Shrimpton is from Syracuse, NY and received her BFA with a minor in Philosophy from Alfred University. She has worked as a teacher and Artist in Residence at the Armory Art Center in West Palm Beach, FL and the Lillstreet Art Center in Chicago, IL. She is the recipient of the Lisa Elwell Ceramic Artist Endowed Encouragement Award and is currently an MFA candidate and Welch Fellow at Georgia State University, Ernest G. Welch School of Art and Design.

Artist Statement

In a culture where women are pressured to be smaller in both their body and personality, I want to embrace the monstrous woman: I want to show women who are not afraid to take up space both physically and socially. My mixed media figurative sculptures contend with classical depictions of “The Venus” as a symbol of passive, anonymous and enticing femininity displayed for the sole purpose of visual pleasure and the male gaze. By complicating the representation of a woman’s body, I resist summary and objectification and instead acknowledge their humanity and their agency. I unapologetically present big bodies with bulging bellies, rolls, and stretchmarks to subvert the dominant narrative around what is normal or acceptable for a woman to look like and to explore beauty standards as a powerful cultural construction.

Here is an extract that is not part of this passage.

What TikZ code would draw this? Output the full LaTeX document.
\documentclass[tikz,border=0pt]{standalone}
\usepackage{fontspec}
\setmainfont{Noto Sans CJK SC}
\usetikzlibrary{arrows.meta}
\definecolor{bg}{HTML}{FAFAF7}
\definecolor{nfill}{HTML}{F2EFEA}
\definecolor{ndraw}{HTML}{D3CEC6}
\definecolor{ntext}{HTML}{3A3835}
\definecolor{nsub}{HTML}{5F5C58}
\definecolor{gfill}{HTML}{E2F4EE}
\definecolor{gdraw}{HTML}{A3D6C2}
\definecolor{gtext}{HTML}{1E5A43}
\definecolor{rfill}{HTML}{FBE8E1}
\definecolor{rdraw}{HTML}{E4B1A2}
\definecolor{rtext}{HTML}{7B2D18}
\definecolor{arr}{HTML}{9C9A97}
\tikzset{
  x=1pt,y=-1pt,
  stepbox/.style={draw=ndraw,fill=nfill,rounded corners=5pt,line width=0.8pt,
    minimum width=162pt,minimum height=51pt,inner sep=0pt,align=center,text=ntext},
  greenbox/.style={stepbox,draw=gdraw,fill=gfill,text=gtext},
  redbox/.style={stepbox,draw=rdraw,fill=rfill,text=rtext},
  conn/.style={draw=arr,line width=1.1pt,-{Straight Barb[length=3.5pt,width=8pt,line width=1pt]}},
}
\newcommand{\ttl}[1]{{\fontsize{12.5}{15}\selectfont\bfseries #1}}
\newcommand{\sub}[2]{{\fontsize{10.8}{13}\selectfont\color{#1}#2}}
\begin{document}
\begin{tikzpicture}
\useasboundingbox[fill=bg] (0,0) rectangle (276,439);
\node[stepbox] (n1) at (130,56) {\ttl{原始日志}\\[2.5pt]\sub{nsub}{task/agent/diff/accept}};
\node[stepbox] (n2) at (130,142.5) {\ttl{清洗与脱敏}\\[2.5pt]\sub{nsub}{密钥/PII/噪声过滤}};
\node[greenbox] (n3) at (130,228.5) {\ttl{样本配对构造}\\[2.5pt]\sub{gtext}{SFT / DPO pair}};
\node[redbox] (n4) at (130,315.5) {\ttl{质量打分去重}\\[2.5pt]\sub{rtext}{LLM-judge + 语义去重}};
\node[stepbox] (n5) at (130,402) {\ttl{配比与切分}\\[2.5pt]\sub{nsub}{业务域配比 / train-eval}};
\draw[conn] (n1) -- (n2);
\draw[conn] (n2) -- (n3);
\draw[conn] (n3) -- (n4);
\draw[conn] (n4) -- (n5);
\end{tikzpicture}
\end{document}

I want to point out beauty as a social currency and recognize how body image translates to how one values themselves and how society values them. I want to free women from the endless chase of some unattainable ideal body and to help identify how the beauty and wellness industries are highly motivated to make us feel bad about ourselves and to keep us unsatisfied. My sculptures are often stand-alone which reflects the isolation that body shame promotes. I want to create honest vulnerable moments that remind people we are not alone in this experience and we are not the problem.